Exercise goal = Return only the lines from the top of the data down to the one that holds "const ph = 295;", both included, without any pictures.

## start

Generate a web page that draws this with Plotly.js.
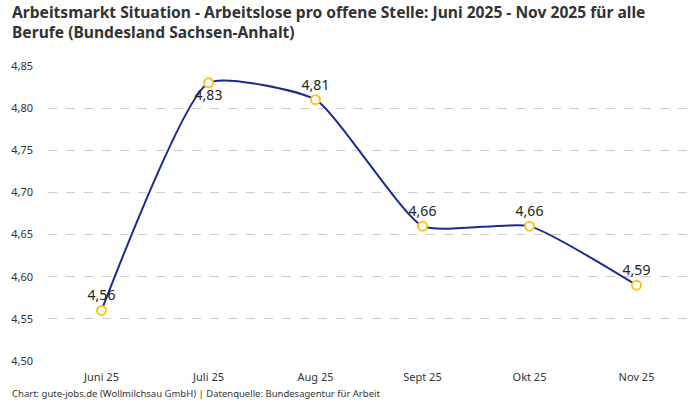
<!DOCTYPE html>
<html>
<head>
<meta charset="utf-8">
<script src="https://cdn.plot.ly/plotly-3.0.1.min.js"></script>
<style>
  html, body { margin: 0; padding: 0; background: #fff; }
  #chart { width: 700px; height: 400px; }
</style>
</head>
<body>
<div id="chart"></div>
<script>
const months = ['Juni 25', 'Juli 25', 'Aug 25', 'Sept 25', 'Okt 25', 'Nov 25'];
const ratio = [4.56, 4.83, 4.81, 4.66, 4.66, 4.59];
const labelPos = ['top center', 'bottom center', 'top center', 'top center', 'top center', 'top center'];
const yTicks = [4.50, 4.55, 4.60, 4.65, 4.70, 4.75, 4.80, 4.85];

const fmt = v => v.toFixed(2).replace('.', ',');
const FONT = '"Noto Sans", Roboto, sans-serif';

const line = {
  x: months,
  y: ratio,
  type: 'scatter',
  mode: 'lines+markers+text',
  line: { color: '#1b2a8f', width: 2, shape: 'spline', smoothing: 0.5 },
  marker: { symbol: 'circle', size: 9, color: '#ffffff', line: { color: '#f7c51e', width: 2 } },
  text: ratio.map(fmt),
  textposition: labelPos,
  textfont: { family: FONT, size: 14, color: '#222' },
  cliponaxis: false,
  hoverinfo: 'x+y'
};

// plot area is 295 px tall (400 - 66 - 39)
const ph = 295;

const layout = {
  width: 700,
  height: 400,
  margin: { l: 48, r: 10, t: 66, b: 39 },
  paper_bgcolor: '#ffffff',
  plot_bgcolor: '#ffffff',
  separators: ',.',
  font: { family: FONT, color: '#333' },
  showlegend: false,
  xaxis: {
    type: 'category',
    range: [-0.5, 5.5],
    showgrid: false,
    zeroline: false,
    showline: false,
    ticks: '',
    ticklabelstandoff: 8,
    tickfont: { size: 11, color: '#333' }
  },
  yaxis: {
    range: [4.5, 4.85],
    tickvals: yTicks,
    ticktext: yTicks.map(fmt),
    showgrid: true,
    gridcolor: '#cccccc',
    griddash: 'dash',
    gridwidth: 1,
    zeroline: false,
    showline: false,
    ticks: '',
    ticklabelstandoff: 14,
    tickfont: { size: 11, color: '#333' }
  },
  annotations: [
    {
      xref: 'paper', yref: 'paper',
      x: -38 / 642, xanchor: 'left',
      y: 1 + 67 / ph, yanchor: 'top',
      align: 'left',
      text: '<b>Arbeitsmarkt Situation - Arbeitslose pro offene Stelle: Juni 2025 - Nov 2025 für alle<br>Berufe (Bundesland Sachsen-Anhalt)</b>',
      font: { family: FONT, size: 15.6, color: '#333' },
      showarrow: false
    },
    {
      xref: 'paper', yref: 'paper',
      x: -38 / 642, xanchor: 'left',
      y: -32 / ph, yanchor: 'middle',
      text: 'Chart: gute-jobs.de (Wollmilchsau GmbH) | Datenquelle: Bundesagentur für Arbeit',
      font: { family: FONT, size: 9.5, color: '#333' },
      showarrow: false
    }
  ]
};

Plotly.newPlot('chart', [line], layout, { staticPlot: true, displayModeBar: false });
</script>
</body>
</html>
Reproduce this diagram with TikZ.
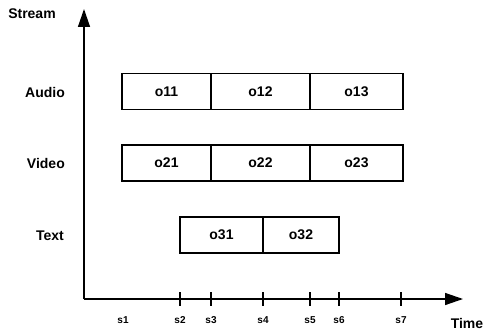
\documentclass[tikz,border=0pt]{standalone}
\usepackage{fontspec}
\setmainfont{Liberation Sans}
\usetikzlibrary{arrows.meta}
\begin{document}
\begin{tikzpicture}[x=1pt,y=-1pt,
  seg/.style={draw, line width=1.3pt, minimum height=36pt, inner sep=0pt, outer sep=0pt, font=\fontsize{14}{16}\selectfont\bfseries},
  lab/.style={font=\fontsize{14}{16}\selectfont\bfseries, inner sep=0pt},
  tlab/.style={font=\fontsize{10}{12}\selectfont\bfseries, inner sep=0pt},
  axis/.style={line width=1.4pt, -{Triangle[length=18pt,width=12pt]}},
  tick/.style={line width=1.3pt}]
\useasboundingbox (0,0) rectangle (486,334);
% axes
\coordinate (origin) at (84,299);
\coordinate (ytip) at (84,9);
\coordinate (xtip) at (463,299);
\draw[axis] (origin) -- (ytip);
\draw[axis] (origin) -- (xtip);
\node[lab] (stream) at (32,14) {Stream};
\node[lab] (time) at (467,323) {Time};
% row labels
\node[lab, anchor=east] (audio) at (65,92) {Audio};
\node[lab, anchor=east] (video) at (65,163) {Video};
\node[lab, anchor=east] (text) at (64,236) {Text};
% boxes
\node[seg, minimum width=89pt] (o11) at (166.5,91.5) {o11};
\node[seg, minimum width=99pt] (o12) at (260.5,91.5) {o12};
\node[seg, minimum width=93pt] (o13) at (356.5,91.5) {o13};
\node[seg, minimum width=89pt] (o21) at (166.5,163) {o21};
\node[seg, minimum width=99pt] (o22) at (260.5,163) {o22};
\node[seg, minimum width=93pt] (o23) at (356.5,163) {o23};
\node[seg, minimum width=83pt] (o31) at (221.5,235) {o31};
\node[seg, minimum width=76pt] (o32) at (301,235) {o32};
% ticks
\foreach \n/\x in {2/180,3/211,4/263,5/310,6/339,7/401}{
  \coordinate (t\n a) at (\x,292);
  \coordinate (t\n b) at (\x,306);
  \draw[tick] (t\n a) -- (t\n b);
}
\foreach \n/\x in {1/123,2/180,3/211,4/263,5/310,6/339,7/401}{
  \node[tlab] (s\n) at (\x,320) {s\n};
}
\end{tikzpicture}
\end{document}
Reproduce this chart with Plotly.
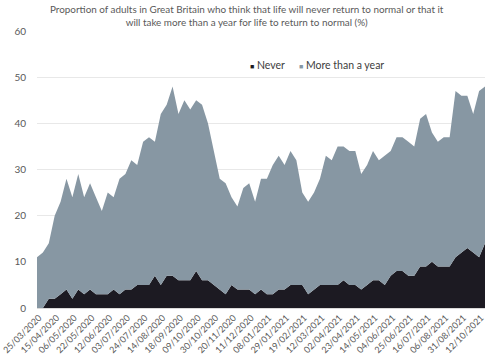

## end

The solution =
Generate a web page that draws this with Plotly.js.
<!DOCTYPE html>
<html>
<head>
<meta charset="utf-8">
<script src="https://cdn.plot.ly/plotly-3.0.1.min.js"></script>
<style>
  html, body { margin: 0; padding: 0; background: #fff; }
  #chart { width: 700px; height: 400px; }
</style>
</head>
<body>
<div id="chart"></div>
<script>
const months = ['Juni 25', 'Juli 25', 'Aug 25', 'Sept 25', 'Okt 25', 'Nov 25'];
const ratio = [4.56, 4.83, 4.81, 4.66, 4.66, 4.59];
const labelPos = ['top center', 'bottom center', 'top center', 'top center', 'top center', 'top center'];
const yTicks = [4.50, 4.55, 4.60, 4.65, 4.70, 4.75, 4.80, 4.85];

const fmt = v => v.toFixed(2).replace('.', ',');
const FONT = '"Noto Sans", Roboto, sans-serif';

const line = {
  x: months,
  y: ratio,
  type: 'scatter',
  mode: 'lines+markers+text',
  line: { color: '#1b2a8f', width: 2, shape: 'spline', smoothing: 0.5 },
  marker: { symbol: 'circle', size: 9, color: '#ffffff', line: { color: '#f7c51e', width: 2 } },
  text: ratio.map(fmt),
  textposition: labelPos,
  textfont: { family: FONT, size: 14, color: '#222' },
  cliponaxis: false,
  hoverinfo: 'x+y'
};

// plot area is 295 px tall (400 - 66 - 39)
const ph = 295;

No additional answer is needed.